Sonic, Tails, and Knuckles follow Eggman through the Zones, from Greenflower Zone to Black Core Zone out in space, where they race against Metal Sonic and fight Eggman. After defeating Eggman's final mech, Sonic and his friends escape in a capsule as the battlestation explodes.

== Development and releases ==
=== Sonic the Hedgehog Robo-blast! ===
Sonic Robo Blast 2 was preceded by Sonic the Hedgehog Robo-blast!, a 2D platforming game developed by Johnny “Sonikku” Wallbank in 1998. It was initially created in Clickteam's Klik & Play program, but the final game was built with Clickteam's The Games Factory. The game was described as "glitchy and primitive", but provided a conceptual foundation for the sequel, Sonic Robo Blast 2.

=== Sonic Robo Blast 2 ===
The first versions of Sonic Robo Blast 2 were developed by Wallbank in April 1998 as a 2D platformer using The Games Factory, which was quickly determined to be inadequate.

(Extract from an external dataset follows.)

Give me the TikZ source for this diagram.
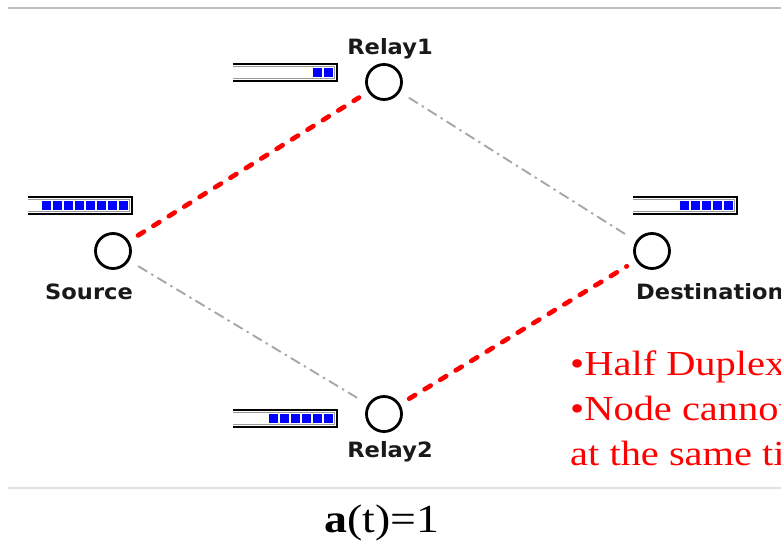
\documentclass[tikz,border=0pt]{standalone}
\usepackage{fontspec}
\setmainfont{Liberation Serif}
\newfontfamily\labelfont[FakeStretch=1.07]{DejaVu Sans}
\newfontfamily\notefont[FakeStretch=1.15]{Liberation Serif}

% queue drawn at a node: right end x, top y, number of packets
\newcommand{\buffer}[3]{%
  \draw[line width=1.8pt] ({#1-104},#2) -- (#1,#2) -- (#1,{#2+17}) -- ({#1-104},{#2+17});
  \draw[black!40,line width=0.6pt] ({#1-104},{#2+2.5}) -- ({#1-2.5},{#2+2.5}) -- ({#1-2.5},{#2+14.5}) -- ({#1-104},{#2+14.5});
  \foreach \k in {1,...,#3}
    \fill[blue] ({#1-13-11*(\k-1)},{#2+4}) rectangle ++(9,9);
}

\begin{document}
\begin{tikzpicture}[x=0.03cm,y=-0.03cm,
  relay/.style={draw,circle,line width=2.4pt,minimum size=1.05cm,inner sep=0pt},
  nodelabel/.style={font=\labelfont\bfseries\fontsize{18}{18}\selectfont,text=black!90,anchor=base,inner sep=0pt},
  hoplink/.style={red,line width=4pt,dash pattern=on 6pt off 9.5pt,line cap=round,shorten <=9pt,shorten >=9pt},
  idlelink/.style={black!35,line width=1.6pt,dash pattern=on 9pt off 4pt on 2pt off 4pt,shorten <=9pt,shorten >=9pt},
  notetext/.style={anchor=base west,inner sep=0pt,text=red,font=\notefont\fontsize{30}{30}\selectfont}]
\useasboundingbox (0,0) rectangle (781,541);
\clip (0,0) rectangle (781,541);

\draw[black!25,line width=1.2pt] (8,8) -- (781,8);
\draw[black!12,line width=1.2pt] (8,488) -- (781,488);

% nodes
\node[relay] (src) at (113,251) {};
\node[relay] (r1) at (384,82) {};
\node[relay] (r2) at (384,414) {};
\node[relay] (dst) at (652,251) {};

\node[nodelabel] (srclbl) at (89,300) {Source};
\node[nodelabel] (r1lbl) at (390,55) {Relay1};
\node[nodelabel] (r2lbl) at (390,457) {Relay2};
\node[nodelabel,anchor=base west] (dstlbl) at (636,300) {Destination};

% queues
\buffer{132}{197}{8}
\buffer{337}{64}{2}
\buffer{737}{197}{5}
\buffer{337}{410}{6}

% links
\draw[hoplink] (src) -- (r1);
\draw[idlelink] (src) -- (r2);
\draw[idlelink] (r1) -- (dst);
\draw[hoplink] (r2) -- (dst);

% notes
\node[notetext] (duplex) at (570,375) {•Half Duplex};
\node[notetext] (cannot) at (570,420) {•Node cannot};
\node[notetext] (sametime) at (570,465) {at the same time};

\node[anchor=base,inner sep=0pt,font=\notefont\fontsize{34}{34}\selectfont] (slot) at (382,532) {\textbf{a}(t)=1};
\end{tikzpicture}
\end{document}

Several years prior in 1996, Jeff Read, a Doom modder, had released Sonic the Hedgehog Doom, a mod that replaced the music and main character of Doom with Sonic. Artist and programmer AJ "SSNTails" Freda would develop a modification building upon Read's release with Sonic Doom 2, which inspired the use of a Doom source port as the basis for Sonic Robo Blast 2. Subsequent demos and releases were built off of the Doom Legacy engine, the first of which was released in October 1999. Parallels were drawn to the cancelled game Sonic X-treme due to the style of the 3D platformer and the time frame of the demo's release, which was shortly after the launch of the Dreamcast and Sonic Adventure.

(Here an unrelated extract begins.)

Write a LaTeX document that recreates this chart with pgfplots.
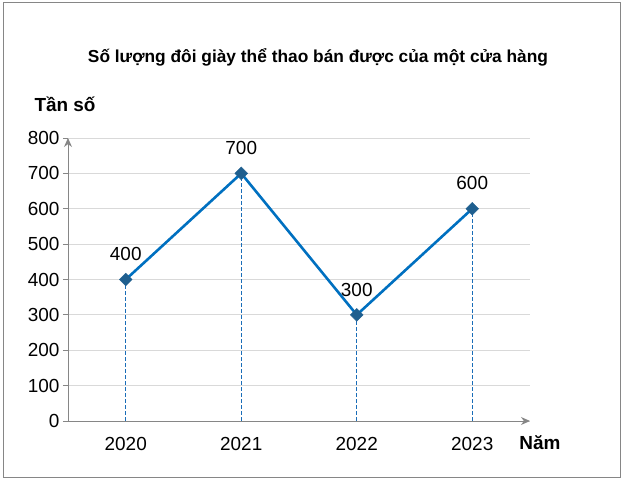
\documentclass[border=0pt]{standalone}
\usepackage{fontspec}
\setmainfont{Liberation Sans}
\usepackage{pgfplots}
\pgfplotsset{compat=1.18}
\usetikzlibrary{arrows.meta}
\definecolor{lineblue}{HTML}{0070C0}
\definecolor{mkblue}{HTML}{1F5F8F}
\definecolor{dashblue}{HTML}{1A6DB8}
\definecolor{gridgray}{HTML}{D9D9D9}
\definecolor{axgray}{HTML}{868686}
\begin{document}
\begin{tikzpicture}
\path[use as bounding box] (0,0) rectangle (626bp,485bp);
\draw[color=axgray, line width=1bp] (3bp,7bp) rectangle (620bp,482bp);
\begin{axis}[
  at={(68bp,64bp)}, anchor=south west,
  scale only axis, width=462bp, height=283bp,
  xmin=-0.5, xmax=3.5, ymin=0, ymax=800,
  xtick={0,1,2,3}, xticklabels={2020,2021,2022,2023},
  ytick={0,100,...,800},
  axis x line=bottom, axis y line=left,
  axis line style={color=axgray, line width=1bp, -{Stealth[length=9bp,width=8bp]}},
  xtick style={draw=none},
  ytick style={color=axgray, line width=0.8bp},
  tick align=outside, major tick length=5bp,
  ymajorgrids, grid style={color=gridgray, line width=0.8bp},
  tick label style={font=\fontsize{19}{21}\selectfont},
  xticklabel style={yshift=-8bp},
  /pgf/number format/assume math mode=true,
  clip=false,
]
\addplot[ycomb, mark=none, color=dashblue, line width=1bp, dash pattern=on 4bp off 2bp]
  coordinates {(0,400) (1,700) (2,300) (3,600)};
\addplot[color=lineblue, line width=2.6bp, mark=square*,
  mark size=4.5bp, mark options={rotate=45, fill=mkblue, draw=mkblue, line width=0.5bp},
  nodes near coords,
  every node near coord/.append style={font=\fontsize{19}{21}\selectfont, color=black, anchor=south, yshift=15bp},
  ]
  coordinates {(0,400) (1,700) (2,300) (3,600)};
\end{axis}
\node[font=\bfseries\fontsize{17.4}{20}\selectfont] at (318bp,428bp) {Số lượng đôi giày thể thao bán được của một cửa hàng};
\node[font=\bfseries\fontsize{19}{21}\selectfont] at (65bp,381bp) {Tần số};
\node[font=\bfseries\fontsize{19}{21}\selectfont] at (540bp,42bp) {Năm};
\end{tikzpicture}
\end{document}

Demo releases continued steadily throughout the 2000s, encouraged by an active modding community, some members of which would end up joining Sonic Team Junior. Among them was character animator Chrispy Pixels, who described the development process in 2007 as "cursed and rushed", though he continues to work on the game ever since, arguing that "[SRB2] represents an alternate path the Sonic series could've taken when transitioning to 3D that's more true to the classic Sonic formula." Wallbank would eventually step down from the development team in 2002. On July 25, 2009, a major update titled Version 2.0 was released, signifying the end of demo releases. The release marked the official departure of Freda from the development team, though work on subsequent releases would be continued by the rest of Sonic Team Junior's staff.

An unofficial port of the game to the 32X, titled Sonic Robo Blast 32X, is currently being developed, led by Freda and Sonic Hacking Community founder Damian “Saxman” Grove. The first demo was made available in December 2024, and a second was released in December 2025.

==== Sonic Robo Blast 2 Kart ====
In 2018, a group of developers collaborating through the SRB2 Message Boards known as Kart Krew Dev released Sonic Robo Blast 2 Kart, a kart racing game built off of the Sonic Robo Blast 2 engine, on Windows, macOS, and Linux systems. The gameplay is similar to Mario Kart 64 and similar Nintendo 64 kart racing games such as Diddy Kong Racing, Lego Racers, and Mickey's Speedway USA. SRB2Kart has characters, powerups and maps based on Sonic the Hedgehog and other Sega franchises. Additionally, players can create their own characters, maps and gametypes.

A sequel, Dr. Robotnik's Ring Racers, formerly known as "Version 2.0", was released on April 24, 2024. Treated as a separate game, it was positively received, though the game's lengthy tutorial was criticized. Changes from previous versions of Sonic Robo Blast 2 Kart include a full single player Grand Prix campaign, the addition of new characters, stages, and items, and game mechanics, notably "trick pads" that allow for the use of different boosts and rings as a currency used for boosts.

== Community ==

Sonic Robo Blast 2 is highly dependent on its community as a consistent source of feedback, and the development team of Sonic Team Junior is formed entirely from volunteers, many of whom were at one point part of the fanbase. Members of the development team have hosted level design competitions, titled the "Official Level Design Contest", annually since 2003, with a break from 2015 to 2020; after this break, the title was changed from "contest" to "collab" to emphasize the collaborative aspect of the event.

== Reception ==

Sonic Robo Blast 2 has been the subject of multiple short-form reviews and received positive reception in various video game publications, including 1Up.com, Kombo, Wireframe, Retro Gamer, PC Zone, and Rock Paper Shotgun. The game was covered most frequently as a novelty during its early stages of development, though it drew additional attention after the release of 2.2 in 2019. The update was recognized by Doomworld with an award for the "released project with the longest "development time"".

The game has been noted most prominently for its longevity, with Dominic Tarason of Rock Paper Shotgun calling it "A real slow-burning labour of love". The slow, over 20-year development period has allowed for the growth of a community that has been described as "utopic", compared to those of other online gaming forums.